Dataset Provenance

At Glance

This pattern can be used to represent the information pertaining to the submission of a dataset by an organization or a person responsible for its creation, provision, and/or update. It includes:

The dataset provider appellation;
The dataset provision date·s (including updates).

It pertains specifically to the submission of datasets and not to their contents or to the records they comprise. As such, this pattern should not be used to record:

Where an artefact comes from;
Where the original data is hosted;
What originally constituted the record in which an information is found;
Where such records originate from.

Introduction and Context

Theoretical Background

Named graphs, as sets of statements federated under a single URI, enable the description of a dataset.

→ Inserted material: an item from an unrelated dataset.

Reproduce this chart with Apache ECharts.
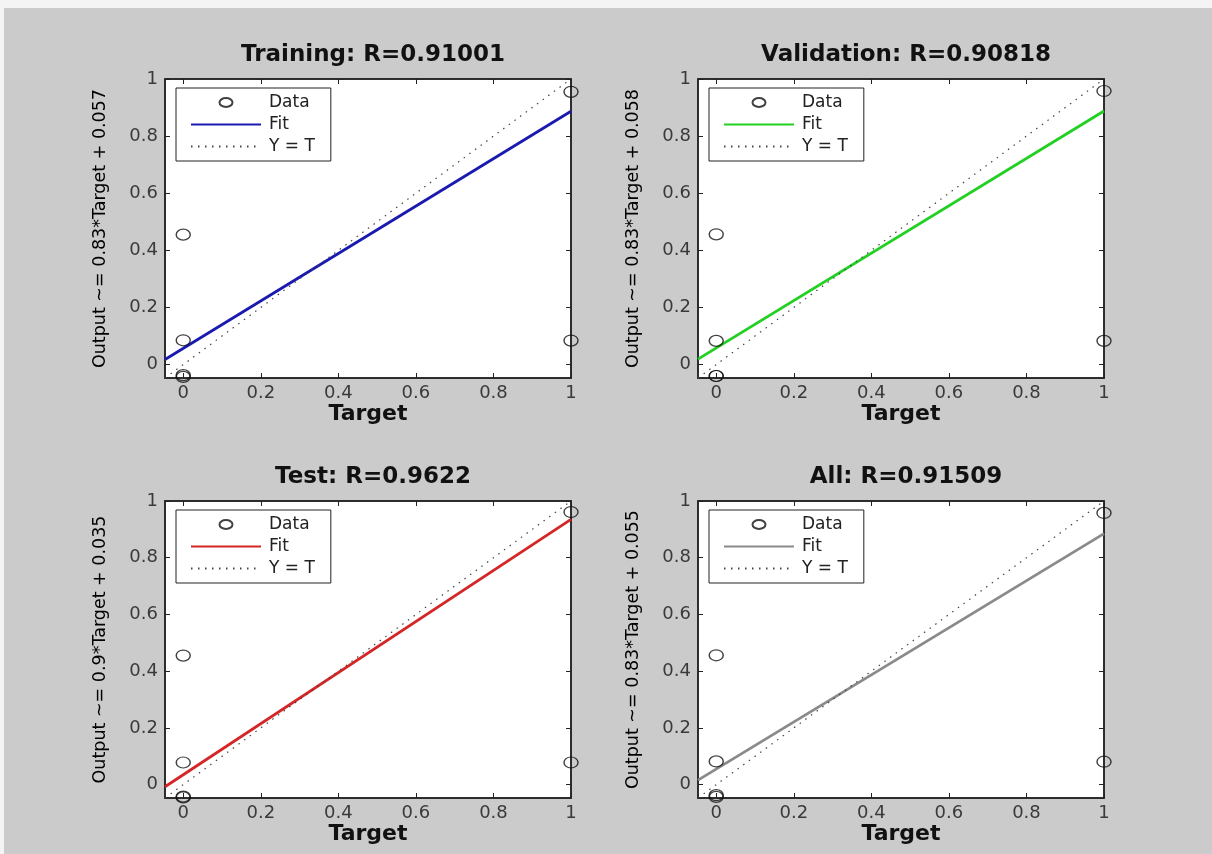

They can be applied at different levels of an ensemble of data to structure it and are useful to document provenance (Semantic Web Interest Group 2019). This is especially the case in an aggregation context such as that of DOPHEDA whose goal is to support the aggregation–in a single knowledge graph–of data from heritage institutions in Canada as well as from other relevant sources that might inform or illuminate these foundational datasets.

Statement of Need

This objective is directly impacted by a set of features that characterize the heritage milieu:

The context from which datasets emanate or in which they are presented is crucial to their understanding. This context is often significant in and of itself to end users who are interested in the historicity of cultural information (i.e. who says what, in which circumstances or environment, and at what time);
Information on a single artefact can be held by several providers who might not interpret it the same way and provide either complementary or conflicting information about it (the heritage domain typically values and encourages a multiplicity of views and understandings of its artefacts);
Providers of data can have different profiles, with some being data “owners” (e.g. a museum submitting its collections dataset) and others being data “gatherers” who select specific data from data owners to create new datasets focused on specific aspects or themes (e.g. researchers, aggregators);
Data providers generally want to retain authority over their data and its integrity when contributing it to larger aggregate knowledge graphs; analogously, adjudicating the veracity or value of content data is not an intended aim of the DOPHEDA project.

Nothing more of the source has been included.